The Securities and Exchange Commission ("SEC") today announced the filing of a civil injunctive action in the federal district court for the Northern District of California against Wellness Technologies, Inc. ("Wellness"), a former investment adviser and its sole principal, Jesse Dean Bogdonoff ("Bogdonoff") for defrauding the Tonga Trust Fund ("Trust"), a trust fund established by the government of Tonga. The SEC's complaint alleges that from June 1999 to November 2001, Wellness and Bogdonoff fraudulently induced the Trust to invest $24.5 million in three highly speculative and unsuitable investments. As a result of the fraud, the Trust has lost substantially all of its investment. The adviser received at least $2 million in commissions from the companies whose securities he recommended, as well as $540,000 in advisory fees from the Trust.

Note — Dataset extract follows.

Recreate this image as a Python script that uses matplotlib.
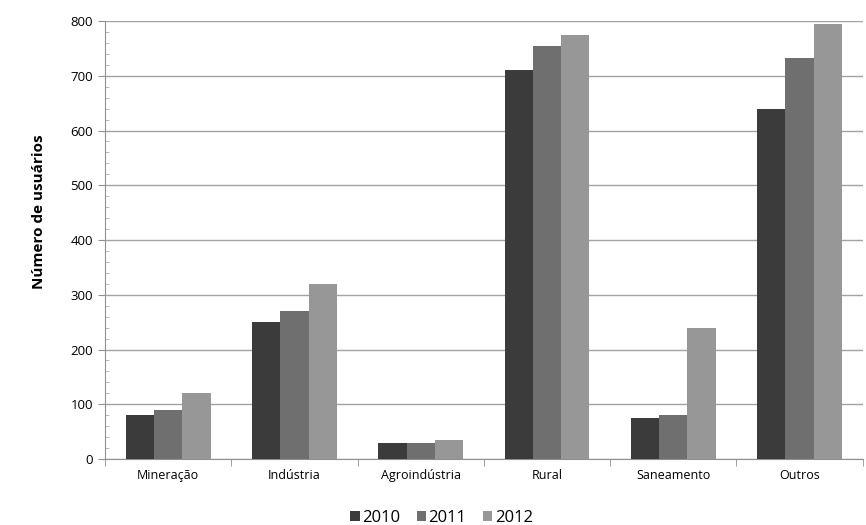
import matplotlib.pyplot as plt
import numpy as np
from matplotlib.ticker import MultipleLocator

plt.rcParams['font.family'] = ['Open Sans', 'DejaVu Sans']

setores = ['Mineração', 'Indústria', 'Agroindústria', 'Rural', 'Saneamento', 'Outros']
anos = ['2010', '2011', '2012']
usuarios_2010 = [80, 250, 30, 710, 75, 640]
usuarios_2011 = [90, 270, 30, 755, 80, 733]
usuarios_2012 = [120, 320, 35, 775, 240, 795]
cores = ['#3b3b3b', '#6f6f6f', '#979797']


def make_bar():
  fig = plt.figure(figsize=(8.66, 5.25), dpi=100)
  ax = fig.add_axes([0.1212, 0.1257, 0.875, 0.8343])
  x = np.arange(len(setores))
  w = 0.224
  series = [usuarios_2010, usuarios_2011, usuarios_2012]
  for i, (vals, ano) in enumerate(zip(series, anos)):
    ax.bar(x + (i - 1) * w, vals, width=w, color=cores[i], label=ano, zorder=3)

  ax.set_xlim(-0.5, len(setores) - 0.5)
  ax.set_ylim(0, 800)
  ax.yaxis.set_major_locator(MultipleLocator(100))
  ax.yaxis.set_minor_locator(MultipleLocator(20))
  ax.grid(axis='y', which='major', color='#a3a3a3', linewidth=1, zorder=0)

  # category labels in the middle, tick marks on the boundaries
  ax.set_xticks(x)
  ax.set_xticklabels(setores, fontsize=9)
  ax.tick_params(axis='x', which='major', length=0, pad=7)
  ax.set_xticks(np.arange(-0.5, len(setores), 1), minor=True)
  ax.tick_params(axis='x', which='minor', length=5, color='#909090', direction='out')
  ax.tick_params(axis='y', which='major', labelsize=9.5, length=5, color='#909090')
  ax.tick_params(axis='y', which='minor', length=3, color='#b0b0b0', direction='in')

  for s in ['top', 'right']:
    ax.spines[s].set_visible(False)
  for s in ['left', 'bottom']:
    ax.spines[s].set_color('#909090')

  ax.set_ylabel('Número de usuários', fontsize=11, fontweight='bold')
  ax.yaxis.set_label_coords(-0.078, 0.565)

  fig.legend(loc='lower center', bbox_to_anchor=(0.51, -0.03), ncol=3, frameon=False,
             fontsize=12, handlelength=0.55, handleheight=0.55, handletextpad=0.15,
             columnspacing=1.0)
  plt.savefig('out.png', dpi=100)


if __name__ == '__main__':
  make_bar()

According to the complaint, Bogdonoff recommended that the Trust invest $20 million with a newly established company that sold investments in viatical contracts, which are agreements to purchase the benefits of life insurance policies insuring terminally ill or very elderly persons. Bogdonoff falsely told the trustees that this investment carried "no market risk," despite the risk that the Trust could lose all of its investment held by the thinly capitalized company. The complaint also alleged that Bogdonoff recommended that the Trust invest $4 million dollars and $500,000, respectively, in two private companies that Bogdonoff knew were struggling to stay solvent. The complaint further alleges that Bogdonoff falsely reported to the trustees on several occasions that all three investments were increasing in value, when in fact, the investments were failing or stagnant.

The SEC's complaint alleged that by November 2001, the investments collapsed or defaulted without returning any of the Trust's investment funds.

The complaint charges Wellness with violating Sections 206(1) and 206(2) of the Investment Advisers Act of 1940 ("Advisers Act") and Bogdonoff with aiding and abetting those violations; it also charges Wellness and Bogdonoff with violating Section 10(b) of the Exchange Act of 1934 and Rule 10b-5 thereunder. The Commission seeks a court order directing Wellness and Bogdonoff to disgorge all commissions and fees they received relating to the Trust's investments, imposing civil monetary penalties and enjoining them from future violations of the securities laws.